## WHAT THE TASK ASKS:
Retype exactly the lines from the first one through the line with "0%,#8a93a8 40%,#d8dbe2 70%,#fff", including both ends; skip any pictures.

## SUPPLIED MATERIAL:
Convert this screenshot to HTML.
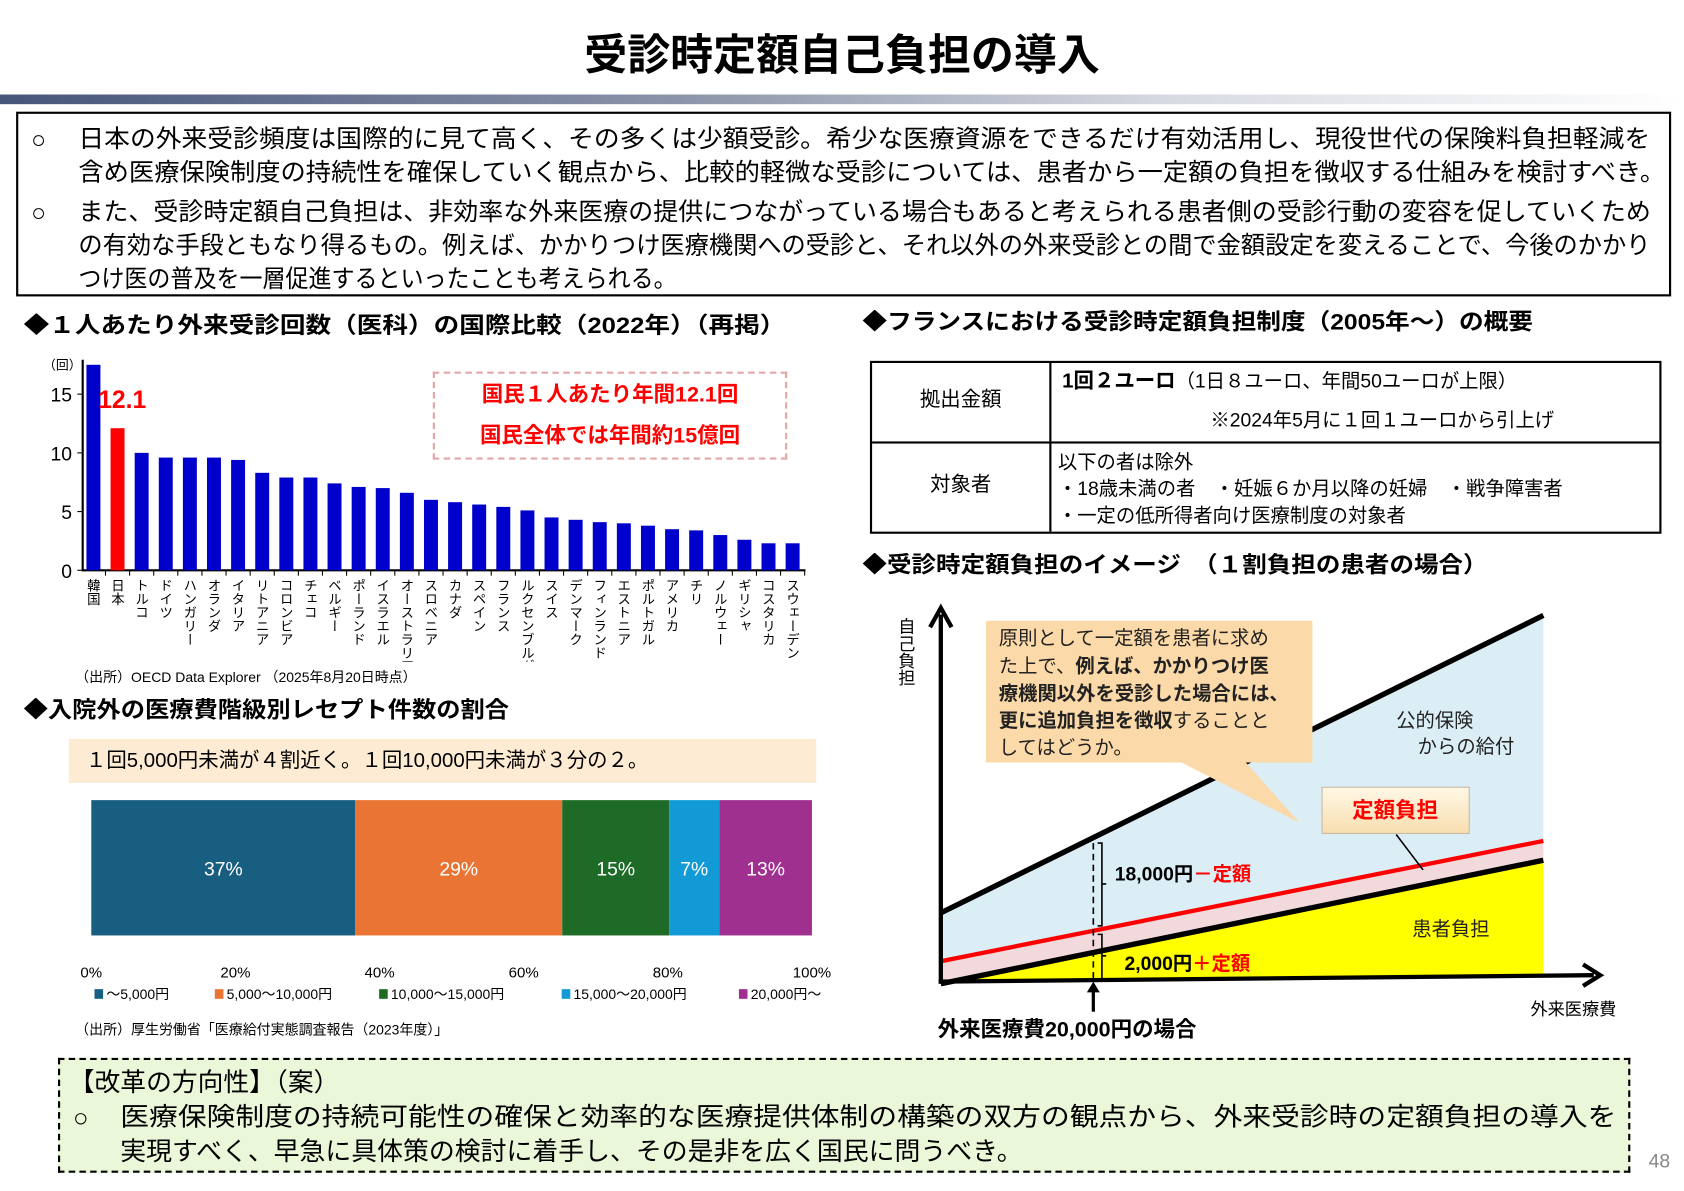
<!DOCTYPE html>
<html><head><meta charset="utf-8">
<style>
html,body{margin:0;padding:0;background:#fff;}
body{width:1684px;height:1191px;overflow:hidden;position:relative;}
#root{position:absolute;left:0;top:0;width:1568px;height:1109px;transform:scale(1.074);transform-origin:0 0;font-family:"Liberation Sans","Noto Sans CJK JP",sans-serif;color:#000;}
.a{position:absolute;white-space:nowrap;line-height:1;}
.b{font-weight:bold;}
.fit{transform-origin:0 0;}
</style></head>
<body>
<div id="root">
<div class="a b" style="left:0;width:1568px;text-align:center;top:32px;font-size:40px;">受診時定額自己負担の導入</div>
<div class="a" style="left:0;top:88px;width:1568px;height:9px;background:linear-gradient(90deg,#46557a 0%,#8a93a8 40%,#d8dbe2 70%,#fff 100%);"></div>

<div class="a" style="left:15px;top:104px;width:1537px;height:168px;border:2px solid #000;">
 <div class="a" style="left:12px;top:13px;font-size:23px;">○</div>
 <div class="a fit" data-w="1464" style="left:56px;top:12px;font-size:23px;">日本の外来受診頻度は国際的に見て高く、その多くは少額受診。希少な医療資源をできるだけ有効活用し、現役世代の保険料負担軽減を</div>
 <div class="a fit" data-w="1477" style="left:56px;top:43px;font-size:23px;">含め医療保険制度の持続性を確保していく観点から、比較的軽微な受診については、患者から一定額の負担を徴収する仕組みを検討すべき。</div>
 <div class="a" style="left:12px;top:81px;font-size:23px;">○</div>
 <div class="a fit" data-w="1464" style="left:56px;top:80px;font-size:23px;">また、受診時定額自己負担は、非効率な外来医療の提供につながっている場合もあると考えられる患者側の受診行動の変容を促していくため</div>
 <div class="a fit" data-w="1464" style="left:56px;top:111px;font-size:23px;">の有効な手段ともなり得るもの。例えば、かかりつけ医療機関への受診と、それ以外の外来受診との間で金額設定を変えることで、今後のかかり</div>
 <div class="a fit" data-w="557" style="left:56px;top:142px;font-size:23px;">つけ医の普及を一層促進するといったことも考えられる。</div>
</div>

<div class="a b fit" data-w="709" style="left:22px;top:293px;font-size:21px;">◆１人あたり外来受診回数（医科）の国際比較（2022年）（再掲）</div>
<svg class="a" id="barsvg" style="left:0;top:320px;" width="780" height="296"></svg>
<div class="a" style="left:403px;top:346px;width:326px;height:78px;border:2px dashed #e4a7a7;">
 <div class="a b" style="left:0;width:326px;text-align:center;top:1px;font-size:20px;color:#f00;line-height:38px;">国民１人あたり年間12.1回<br>国民全体では年間約15億回</div>
</div>
<div class="a" style="left:70px;top:624px;font-size:13px;">（出所）OECD Data Explorer （2025年8月20日時点）</div>

<div class="a b fit" data-w="452" style="left:22px;top:651px;font-size:21px;">◆入院外の医療費階級別レセプト件数の割合</div>
<div class="a" style="left:64px;top:688px;width:696px;height:41px;background:#fdebd3;">
 <div class="a" style="left:16px;top:11px;font-size:19px;">１回5,000円未満が４割近く。１回10,000円未満が３分の２。</div>
</div>
<svg class="a" id="stacksvg" style="left:60px;top:740px;" width="740" height="200"></svg>
<div class="a" style="left:70px;top:952px;font-size:13px;">（出所）厚生労働省「医療給付実態調査報告（2023年度）」</div>

<div class="a b fit" data-w="624" style="left:803px;top:290px;font-size:21px;">◆フランスにおける受診時定額負担制度（2005年～）の概要</div>
<div class="a" style="left:810px;top:336px;width:733px;height:157px;border:2px solid #000;">
 <div class="a" style="left:165px;top:0;width:2px;height:157px;background:#000;"></div>
 <div class="a" style="left:0;top:73px;width:733px;height:2px;background:#000;"></div>
 <div class="a" style="left:0;width:165px;text-align:center;top:25px;font-size:19px;">拠出金額</div>
 <div class="a" style="left:0;width:165px;text-align:center;top:104px;font-size:19px;">対象者</div>
 <div class="a" style="left:177px;top:8px;font-size:18px;"><span class="b" style="font-size:19px">1回２ユーロ</span>（1日８ユーロ、年間50ユーロが上限）</div>
 <div class="a" style="left:315px;top:44px;font-size:18px;">※2024年5月に１回１ユーロから引上げ</div>
 <div class="a" style="left:173px;top:80px;font-size:18px;line-height:25px;">以下の者は除外<br>・18歳未満の者　・妊娠６か月以降の妊婦　・戦争障害者<br>・一定の低所得者向け医療制度の対象者</div>
</div>

<div class="a b fit" data-w="582" style="left:803px;top:516px;font-size:21px;">◆受診時定額負担のイメージ　（１割負担の患者の場合）</div>
<svg class="a" style="left:820px;top:550px;" width="720" height="430">
 <polygon points="56,300 617,23 617,360 56,364" fill="#dbeef6"/>
 <polygon points="56,345 617,233 617,250 56,365" fill="#f2d9dc"/>
 <polygon points="56,365 617,250 617,360" fill="#ffff00"/>
 <line x1="56" y1="300" x2="617" y2="23" stroke="#000" stroke-width="5"/>
 <line x1="56" y1="345" x2="617" y2="233" stroke="#f00" stroke-width="4"/>
 <line x1="56" y1="366" x2="617" y2="251" stroke="#000" stroke-width="5"/>
 <line x1="56" y1="366" x2="56" y2="22" stroke="#000" stroke-width="4"/>
 <polyline points="46,34 56,16 66,34" fill="none" stroke="#000" stroke-width="4"/>
 <line x1="54" y1="364" x2="664" y2="358" stroke="#000" stroke-width="4"/>
 <polyline points="654,348 670,358 654,368" fill="none" stroke="#000" stroke-width="4"/>
 <polygon points="98,28 402,28 402,160 340,160 390,216 280,160 98,160" fill="#fcd9a8"/>
 <text x="110" y="50" font-size="18" fill="#222">原則として一定額を患者に求め</text>
 <text x="110" y="76" font-size="18" fill="#222">た上で、<tspan font-weight="bold">例えば、かかりつけ医</tspan></text>
 <text x="110" y="102" font-size="18" font-weight="bold" fill="#222">療機関以外を受診した場合には、</text>
 <text x="110" y="127" font-size="18" fill="#222"><tspan font-weight="bold">更に追加負担を徴収</tspan>することと</text>
 <text x="110" y="152" font-size="18" fill="#222">してはどうか。</text>
 <text x="480" y="127" font-size="18" fill="#222">公的保険</text>
 <text x="500" y="151" font-size="18" fill="#222">からの給付</text>
 <text x="495" y="321" font-size="18" fill="#222">患者負担</text>
 <defs><linearGradient id="cg" x1="0" y1="0" x2="0" y2="1"><stop offset="0" stop-color="#fff8e6"/><stop offset="1" stop-color="#f8deb0"/></linearGradient></defs>
 <rect x="411" y="183" width="137" height="43" fill="url(#cg)" stroke="#c8b8a0"/>
 <text x="479" y="211" font-size="20" font-weight="bold" fill="#f00" text-anchor="middle">定額負担</text>
 <line x1="480" y1="227" x2="505" y2="260" stroke="#000" stroke-width="1.5"/>
 <line x1="198" y1="235" x2="198" y2="362" stroke="#000" stroke-width="1.5" stroke-dasharray="6,4"/>
 <path d="M202,235 h4 v38 h4 M206,273 v39 h-4" fill="none" stroke="#000" stroke-width="1.5"/>
 <path d="M202,320 h4 v20 h4 M206,340 v22 h-4" fill="none" stroke="#000" stroke-width="1.5"/>
 <text x="218" y="270" font-size="18" font-weight="bold">18,000円<tspan fill="#f00">－定額</tspan></text>
 <text x="227" y="353" font-size="18" font-weight="bold">2,000円<tspan fill="#f00">＋定額</tspan></text>
 <line x1="198" y1="392" x2="198" y2="372" stroke="#000" stroke-width="3"/>
 <polygon points="192,374 198,364 204,374" fill="#000"/>
 <text x="53" y="415" font-size="20" font-weight="bold">外来医療費20,000円の場合</text>
 <text x="605" y="395" font-size="16">外来医療費</text>
 <text x="23" y="25" font-size="16" style="writing-mode:vertical-rl">自己負担</text>
</svg>

<div class="a" style="left:54px;top:985px;width:1460px;height:103px;border:2px dashed #000;background:#ebf7d9;">
 <div class="a" style="left:8px;top:10px;font-size:24px;">【改革の方向性】（案）</div>
 <div class="a" style="left:12px;top:43px;font-size:24px;">○</div>
 <div class="a fit" data-w="1393" style="left:56px;top:42px;font-size:24px;">医療保険制度の持続可能性の確保と効率的な医療提供体制の構築の双方の観点から、外来受診時の定額負担の導入を</div>
 <div class="a fit" data-w="840" style="left:56px;top:74px;font-size:24px;">実現すべく、早急に具体策の検討に着手し、その是非を広く国民に問うべき。</div>
</div>
<div class="a" style="left:1535px;top:1072px;font-size:18px;color:#888;">48</div>
</div>

<script>
const countries = ["韓国","日本","トルコ","ドイツ","ハンガリー","オランダ","イタリア","リトアニア","コロンビア","チェコ","ベルギー","ポーランド","イスラエル","オーストラリア","スロベニア","カナダ","スペイン","フランス","ルクセンブルグ","スイス","デンマーク","フィンランド","エストニア","ポルトガル","アメリカ","チリ","ノルウェー","ギリシャ","コスタリカ","スウェーデン"];
const visits = [17.5,12.1,10.0,9.6,9.6,9.6,9.4,8.3,7.9,7.9,7.4,7.1,7.0,6.6,6.0,5.8,5.6,5.4,5.1,4.5,4.3,4.1,4.0,3.8,3.5,3.4,3.0,2.6,2.3,2.3];
const yTicks = [0,5,10,15];
const shareLabels = ["～5,000円","5,000～10,000円","10,000～15,000円","15,000～20,000円","20,000円～"];
const shares = [37,29,15,7,13];
const xTicks = [0,20,40,60,80,100];

document.querySelectorAll('.fit').forEach(el=>{
 const w=+el.getAttribute('data-w'); const cw=el.offsetWidth;
 if(cw>0) el.style.transform='scaleX('+(w/cw)+')';
});

const NS="http://www.w3.org/2000/svg";
function mk(p,tag,at,txt){const e=document.createElementNS(NS,tag);for(const k in at)e.setAttribute(k,at[k]);if(txt!==undefined)e.textContent=txt;p.appendChild(e);return e;}

(function(){
 const s=document.getElementById('barsvg');
 const x0=77, base=211, top=15, H=164/15;
 const yS=v=>base-v*H;
 const step=(738-87)/(countries.length-1);
 const xS=i=>87+i*step;
 mk(s,'line',{x1:x0,y1:base,x2:750,y2:base,stroke:'#000','stroke-width':2});
 mk(s,'line',{x1:x0,y1:base+1,x2:x0,y2:top,stroke:'#000','stroke-width':2});
 mk(s,'text',{x:40,y:24,'font-size':12},'（回）');
 yTicks.forEach(t=>{
  mk(s,'line',{x1:x0-5,y1:yS(t),x2:x0,y2:yS(t),stroke:'#000'});
  const tl=mk(s,'text',{x:x0-10,y:yS(t)+7,'font-size':18,'text-anchor':'end'},String(t));
  
  
 });
 countries.forEach((c,i)=>{
  const r=mk(s,'rect',{x:xS(i)-6.5,y:yS(visits[i]),width:13,height:visits[i]*H,fill:i===1?'#ff0000':'#0000cc'});
  
  
  mk(s,'line',{x1:xS(i)+step/2,y1:base,x2:xS(i)+step/2,y2:base+5,stroke:'#000'});
  const t=mk(s,'text',{x:xS(i)-1,y:base+8,'font-size':12.5,style:'writing-mode:vertical-rl'},c);
  
  
 });
 const jl=mk(s,'text',{x:xS(1)-18,y:yS(visits[1])-19,'font-size':23,'font-weight':'bold',fill:'#f00'},visits[1].toFixed(1));
 
 
})();

(function(){
 const s=document.getElementById('stacksvg');
 const colors=['#175e80','#e97434','#1e6b28','#129ad6','#a0308f'];
 const L=25, W=671, top=5, h=126;
 const xS=p=>L+p/101*W;
 let acc=0;
 shares.forEach((v,i)=>{
  const r=mk(s,'rect',{x:xS(acc),y:top,width:xS(acc+v)-xS(acc),height:h,fill:colors[i]});
  
  
  mk(s,'text',{x:(xS(acc)+xS(acc+v))/2,y:top+h/2+7,'font-size':18,fill:'#fff','text-anchor':'middle'},v+'%');
  acc+=v;
 });
 xTicks.forEach(t=>{
  const tl=mk(s,'text',{x:L+t/100*W,y:170,'font-size':14,'text-anchor':'middle'},t+'%');
  
  
 });
 const lx=[28,140,293,463,628];
 shareLabels.forEach((l,i)=>{
  const g=mk(s,'g',{});
  
  
  mk(g,'rect',{x:lx[i],y:181,width:8,height:9,fill:colors[i]});
  mk(g,'text',{x:lx[i]+11,y:190,'font-size':13},l);
 });
})();
</script>
</body></html>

## TASK RESPONSE:
Convert this screenshot to HTML.
<!DOCTYPE html>
<html><head><meta charset="utf-8">
<style>
html,body{margin:0;padding:0;background:#fff;}
body{width:1684px;height:1191px;overflow:hidden;position:relative;}
#root{position:absolute;left:0;top:0;width:1568px;height:1109px;transform:scale(1.074);transform-origin:0 0;font-family:"Liberation Sans","Noto Sans CJK JP",sans-serif;color:#000;}
.a{position:absolute;white-space:nowrap;line-height:1;}
.b{font-weight:bold;}
.fit{transform-origin:0 0;}
</style></head>
<body>
<div id="root">
<div class="a b" style="left:0;width:1568px;text-align:center;top:32px;font-size:40px;">受診時定額自己負担の導入</div>
<div class="a" style="left:0;top:88px;width:1568px;height:9px;background:linear-gradient(90deg,#46557a 0%,#8a93a8 40%,#d8dbe2 70%,#fff 100%);"></div>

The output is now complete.